What Lisbon, Porto and the resort Algarve can— and cannot—build

Local authorities insist they lack the legal tools to move faster. Lisbon City Hall planned to release thirty-five plots of public land for build-to-rent schemes this year, yet zoning changes and neighbourhood appeals slowed ground-breaking. In Porto, a pilot project to convert unused office buildings into renda acessível apartments stalled after cost overruns of €600 per square metre. Along the Algarve coast, tourist municipalities grapple with another dilemma: short-term rentals still generate up to 4× the revenue of a year-long lease, keeping new units out of the residential pool.

Inside the emergency toolkit taking shape in Parliament

Housing specialists like sociologist Sandra Marques Pereira and urban planner Isabel Santana argue for a war-room approach: central government would set hard delivery targets, bankroll construction and oblige cities to reserve land. Draft ideas circulating in Parliament include a temporary VAT cut on affordable housing projects, direct investment of €100 M per year for social stock, fast-track planning approvals and a rule forcing unused public buildings to enter the rental market within 18 months. A separate bill would revise municipal master plans to allow more height and thus lower land costs per apartment.

What Portugal is learning from Madrid, Vienna and Helsinki

Policy advisers are looking abroad for blueprints. Spain recently transferred 3 300 publicly owned homes into a new state developer and is taxing holiday lets like hotels in high-pressure zones.
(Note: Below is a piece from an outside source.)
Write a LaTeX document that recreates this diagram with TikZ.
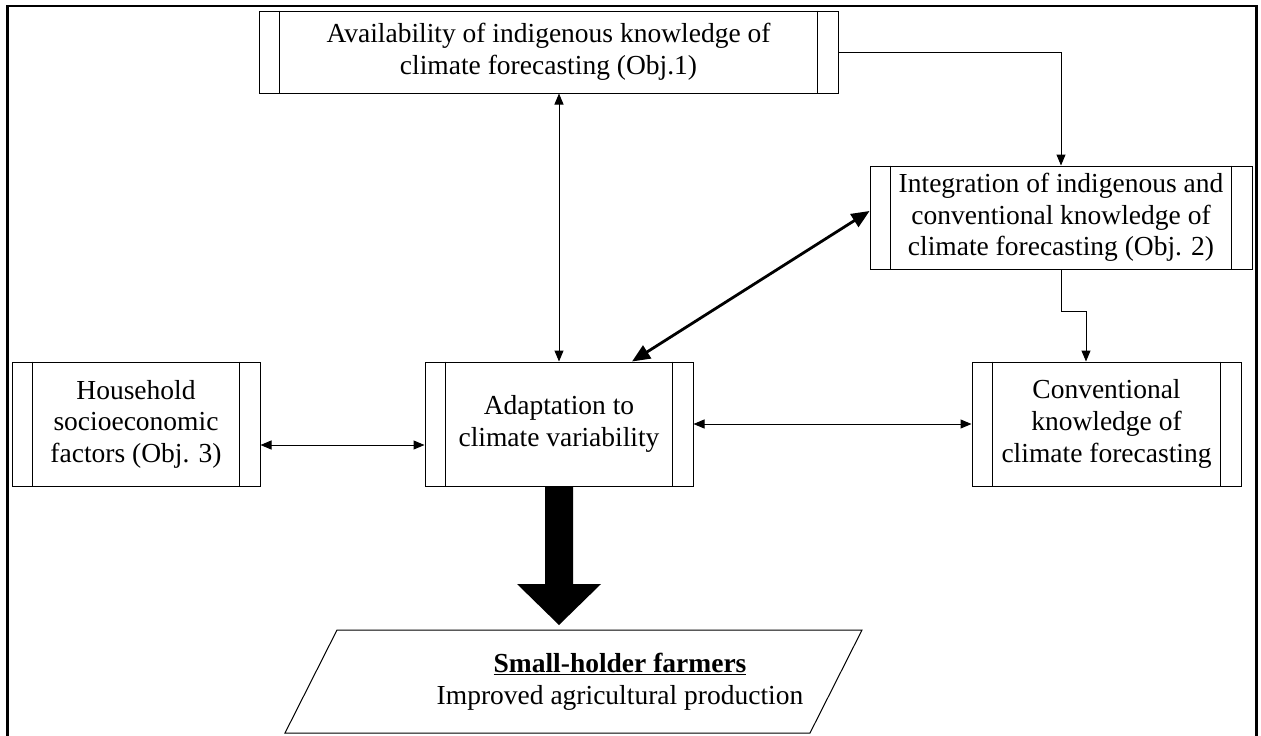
\documentclass[tikz,border=0pt]{standalone}
\usepackage{fontspec}
\setmainfont{Liberation Serif}
\usetikzlibrary{arrows.meta}

\tikzset{
  objbox/.style={draw, line width=1pt, align=center, inner sep=0pt},
  link/.style={line width=1pt, -{Triangle[length=11pt,width=9pt]}},
  twolink/.style={line width=1pt, {Triangle[length=11pt,width=9pt]}-{Triangle[length=11pt,width=9pt]}},
  thicklink/.style={line width=2.8pt, {Triangle[length=18pt,width=15pt]}-{Triangle[length=18pt,width=15pt]}}
}

\begin{document}
\begin{tikzpicture}[x=1pt, y=-1pt, font=\fontsize{27.5}{31.6}\selectfont]
\useasboundingbox (0,0) rectangle (1261,736);
\draw[line width=2.6pt] (7.5,745) -- (7.5,6) -- (1256.5,6) -- (1256.5,745);

\node[objbox, minimum width=579, minimum height=82] (avail) at (548.5,52)
  {Availability of indigenous knowledge of\\climate forecasting (Obj.1)};
\node[objbox, minimum width=382, minimum height=103] (integ) at (1061,217.5)
  {Integration of indigenous and\\conventional knowledge of\\climate forecasting (Obj. 2)};
\node[objbox, minimum width=248, minimum height=124] (house) at (136,424)
  {Household\\socioeconomic\\factors (Obj. 3)};
\node[objbox, minimum width=268, minimum height=124] (adapt) at (559,424)
  {Adaptation to\\climate variability};
\node[objbox, minimum width=269, minimum height=124] (conv) at (1106.5,424)
  {Conventional\\knowledge of\\climate forecasting};

\foreach \n in {avail,integ,house,adapt,conv} {
\draw[line width=1pt] ([xshift=21pt]\n.north west) -- ([xshift=21pt]\n.south west);
\draw[line width=1pt] ([xshift=-21pt]\n.north east) -- ([xshift=-21pt]\n.south east);
}

\draw[twolink] (adapt.north |- avail.south) -- (adapt.north);
\draw[twolink] ([yshift=-21pt]house.east) -- ([yshift=-21pt]adapt.west);
\draw[twolink] (adapt.east) -- (conv.west);
\draw[link] (avail.east) -- (integ.north |- avail.east) -- (integ.north);
\draw[link] (integ.south) -- ++(0,42) -| ([xshift=-20.5pt]conv.north);
\draw[thicklink] ([xshift=73pt]adapt.north) -- ([yshift=6.5pt]integ.west);

% big arrow down to the farmers
\fill (545,486) -- (573,486) -- (573,584) -- (601,584) -- (559,625)
  -- (517,584) -- (545,584) -- cycle;

\draw[line width=1pt] (337,630) -- (862,630) -- (810,733) -- (285,733) -- cycle;
\node[align=center, inner sep=0pt] (farm) at (620,681.5)
  {\underline{\textbf{Small-holder farmers}}\\Improved agricultural production};
\end{tikzpicture}
\end{document}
Vienna’s century-old model shows that keeping roughly 25% of all dwellings in public hands stabilises the private market; Finnish cities report that a Housing First approach cut rough-sleeping by 30% since 2008. In Lisbon, the idea of a city-run rental company—backed by bond issuance and EU guarantees—now has traction, something unthinkable a few years ago.

Will anything change before you sign your next lease?

Even if an emergency bill passes this autumn, cranes and crews need time. Developers warn that rising interest rates and labour shortages are already adding 12 months to typical build times. Economists therefore expect pricing pressure to remain “intense” through at least 2026, especially in coastal districts. The near-term relief may come from regulation: fresh rules on Alojamento Local licences could reroute thousands of flats to long-term renters next year, while young buyers under 35 will soon enjoy full IMT and stamp-duty exemptions on homes priced below €316 000.

Practical pointers for international residents

In the meantime, newcomers can still navigate the crunch. Consider signing leases of 18 months or longer to lock in today’s rate, look beyond the metro hubs to rail-connected towns such as Santarém or Évora, and verify that a landlord has an AL permit if the unit was once a holiday let—new fines exceed €20 000. Above all, stay alert: Portugal’s housing policy may finally be entering its most activist phase since the 1970s, and those shifts will dictate where, and at what cost, you can call the country home.